TITLE: Program Officer, Great Learning
FUNDING AREAS: Early childhood education
CONTACT: Visit PeopleFinder for email and phone number (paid subscribers only)
IP TAKE: This funder has been an early childhood teacher, a case worker, and a policy advocate, so she knows the challenges involved in early childhood education. She and the William Penn Foundation seem approachable and willing to work with grantseekers wanting to improve quality of life for children in the City of Brotherly Love.
PROFILE: Rashanda Perryman brings a lifetime of experience in early childhood education and policy to her position at the William Penn Foundation. The Philadelphia-based funder works to improve the quality of life in Pennsylvania’s largest city, funding programs and projects in early childhood education and child care, K-12 education, arts and culture, and watershed protection. The foundation’s Closing the Achievement Gap program covers its early childhood and K-12 grantmaking activities.

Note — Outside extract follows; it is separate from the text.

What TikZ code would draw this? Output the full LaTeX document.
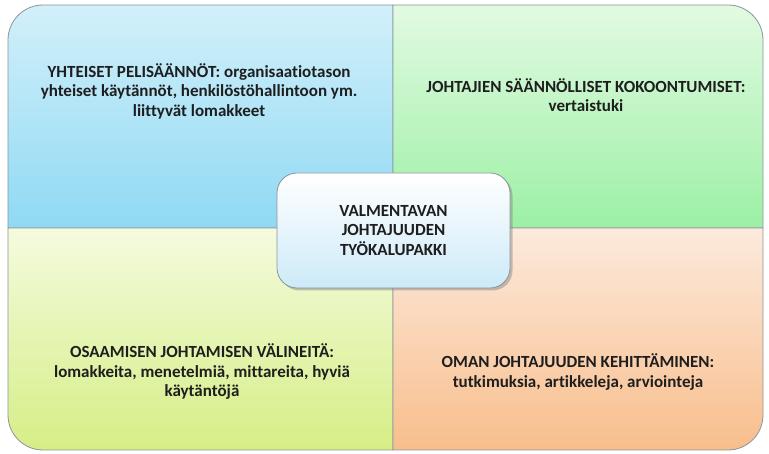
\documentclass[tikz,border=0pt]{standalone}
\usepackage{fontspec}
\setmainfont{Carlito}[Ligatures=CommonOff]
\usetikzlibrary{shadows}
\definecolor{txt}{HTML}{1E1E1E}
\definecolor{edge}{HTML}{8A949C}
\definecolor{blueT}{HTML}{D2F0FA}
\definecolor{blueB}{HTML}{8FD9F4}
\definecolor{greenT}{HTML}{E2FAE2}
\definecolor{greenB}{HTML}{9CF0A4}
\definecolor{yelT}{HTML}{F4FBDE}
\definecolor{yelB}{HTML}{D6EE86}
\definecolor{orT}{HTML}{FCEADC}
\definecolor{orB}{HTML}{F8BE8C}
\definecolor{ctrB}{HTML}{CDEAF8}
\tikzset{
  quad/.style={draw=edge, line width=0.8pt},
  lbl/.style={text=txt, align=center, font=\fontsize{17}{19.5}\selectfont\bfseries, inner sep=0pt},
  ctr/.style={draw=edge, line width=0.8pt, rounded corners=20pt, top color=white, bottom color=ctrB,
              minimum width=233pt, minimum height=115pt, inner sep=0pt,
              drop shadow={shadow xshift=2.5pt, shadow yshift=-2.5pt, opacity=0.45}}
}
\begin{document}
\begin{tikzpicture}[x=1pt,y=1pt]
\useasboundingbox (0,0) rectangle (769,454);
\path[quad, top color=blueT, bottom color=blueB]
  (8,226) -- (8,414) arc[start angle=180,end angle=90,radius=35] -- (393,449) -- (393,226) -- cycle;
\path[quad, top color=greenT, bottom color=greenB]
  (393,226) -- (393,449) -- (728,449) arc[start angle=90,end angle=0,radius=35] -- (763,226) -- cycle;
\path[quad, top color=yelT, bottom color=yelB]
  (8,226) -- (8,39) arc[start angle=180,end angle=270,radius=35] -- (393,4) -- (393,226) -- cycle;
\path[quad, top color=orT, bottom color=orB]
  (393,226) -- (393,4) -- (728,4) arc[start angle=270,end angle=360,radius=35] -- (763,226) -- cycle;

\node[lbl] (tl) at (199,363) {YHTEISET PELISÄÄNNÖT: organisaatiotason\\yhteiset käytännöt, henkilöstöhallintoon ym.\\liittyvät lomakkeet};
\node[lbl] (tr) at (586,359) {JOHTAJIEN SÄÄNNÖLLISET KOKOONTUMISET:\\vertaistuki};
\node[lbl] (bl) at (202,82) {OSAAMISEN JOHTAMISEN VÄLINEITÄ:\\lomakkeita, menetelmiä, mittareita, hyviä\\käytäntöjä};
\node[lbl] (br) at (578,82) {OMAN JOHTAJUUDEN KEHITTÄMINEN:\\tutkimuksia, artikkeleja, arviointeja};

\node[ctr] (box) at (393.5,223.5) {};
\node[lbl] (ct) at (box) {VALMENTAVAN\\JOHTAJUUDEN\\TYÖKALUPAKKI};
\end{tikzpicture}
\end{document}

Perryman joined the William Penn Foundation from the Children’s Defense Fund in Washington, D.C., where she was a senior policy associate. Prior to that, she was a policy associate at the Ounce of Prevention Fund in Chicatgo, where her responsibilities, included advocacy, outreach to public officials, and correspondence with constituents.

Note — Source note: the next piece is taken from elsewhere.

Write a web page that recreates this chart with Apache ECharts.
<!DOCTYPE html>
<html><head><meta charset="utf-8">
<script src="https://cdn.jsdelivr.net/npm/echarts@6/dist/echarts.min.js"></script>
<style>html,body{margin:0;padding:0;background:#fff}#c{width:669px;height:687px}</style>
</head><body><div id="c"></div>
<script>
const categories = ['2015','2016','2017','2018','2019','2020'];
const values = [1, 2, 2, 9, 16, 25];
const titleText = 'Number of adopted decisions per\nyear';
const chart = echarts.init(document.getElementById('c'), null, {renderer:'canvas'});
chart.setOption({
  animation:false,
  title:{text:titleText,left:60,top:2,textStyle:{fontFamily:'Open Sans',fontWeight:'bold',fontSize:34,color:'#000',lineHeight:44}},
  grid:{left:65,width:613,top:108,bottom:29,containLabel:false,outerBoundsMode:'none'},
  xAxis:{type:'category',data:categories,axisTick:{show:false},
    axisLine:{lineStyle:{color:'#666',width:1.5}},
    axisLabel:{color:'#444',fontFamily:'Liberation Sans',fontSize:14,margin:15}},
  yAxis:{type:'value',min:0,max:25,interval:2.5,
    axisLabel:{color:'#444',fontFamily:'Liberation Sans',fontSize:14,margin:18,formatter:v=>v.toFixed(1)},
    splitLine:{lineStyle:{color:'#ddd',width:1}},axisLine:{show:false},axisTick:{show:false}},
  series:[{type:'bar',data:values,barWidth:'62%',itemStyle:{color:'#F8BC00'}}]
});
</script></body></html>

Perryman’s long history of involvement in childhood development and education is not limited to policy work. This funder has experience as a frontline service provider. She began her career as an early childhood teacher at a community-based center. From there, she went on to become a case worker in a program that helped families transition from public assistance to the work force. Perryman has a bachelor’s degree in early childhood education from Clark Atlanta University and a master’s degree in social work from the University of Texas at Arlington. This combination of service delivery and policy experience make Perryman a funder who knows firsthand the challenges faced by agencies and nonprofits striving to offer effective early childhood services.
Nonprofits seeking support from Perryman must remember first and foremost that their proposed programs or projects must serve low-income children in Philadelphia. Your organization does not necessarily have to be based in the City of Brotherly Love, but national organizations should demonstrate that the funded projects will impact the educational and child care needs of Philadelphians.
Therefore, majority of organizations receiving William Penn Foundation support are based in Philadelphia or in another Pennsylvania city. However, some national organizations have received funding for projects intended to impact the city’s children. Examples include:
- The National Council on Teacher Quality in Washington, D.C., which received $82,500 for a review of quality teacher preparation programs across the country, including programs in Pennsylvania
- The New Venture Fund in Washington, D.C., which received $75,000 for staffing and development of its Building 21 school model in Philadelphia
- The Schott Foundation for Public Education in Cambridge, MA, which received $75,000 to support Toward Education Voters, Pennsylvania’s statewide grassroots advocacy group supporting equitable school funding in Philadelphia and across the state
In the area of early childhood, Perryman is interested in projects that increase enrollment by low-income children in quality early care and education programs. She also is interested in ideas for improving the quality of existing child care and education providers. If you have an idea for increasing the number of quality child care and early childhood educators in Philadelphia, amid such challenges as low wages for these jobs, you will find a receptive audience in Perryman and the William Penn Foundation. Be prepared, however, to invest a great deal of thought and effort in developing a full proposal in response to the funder’s feedback.
This funder’s goals for K-12 education include ensuring that low-income Philadelphia students have greater access to a quality education and that there are more skilled teachers and principals available to teach them. Perryman is interested in projects that replicate documented successful school practices, and ensure a strong pipeline of talented educators and school leaders. She also is interested in actionable research that guides best practices, with an emphasis on action. Research for its own sake is not what this funder is looking for; funded evaluation and research projects should aim for translating research findings into practical applications that improve student achievement.
The William Penn Foundation’s grantmaking process is one that emphasizes transparency and strives not to burden organizations’ time with preparing proposals. This foundation prefers to work with organizations, helping them develop and refine their ideas before preparing full proposals. At any time during the year, organizations can submit a general inquiry that outlines their proposed project. This enables grantseekers to get the funder’s initial read on the idea before completing a full proposal. The foundation reviews an inquiry within 30 days of receipt, and can either request additional information, set up a meeting for further discussion, or decline the proposal.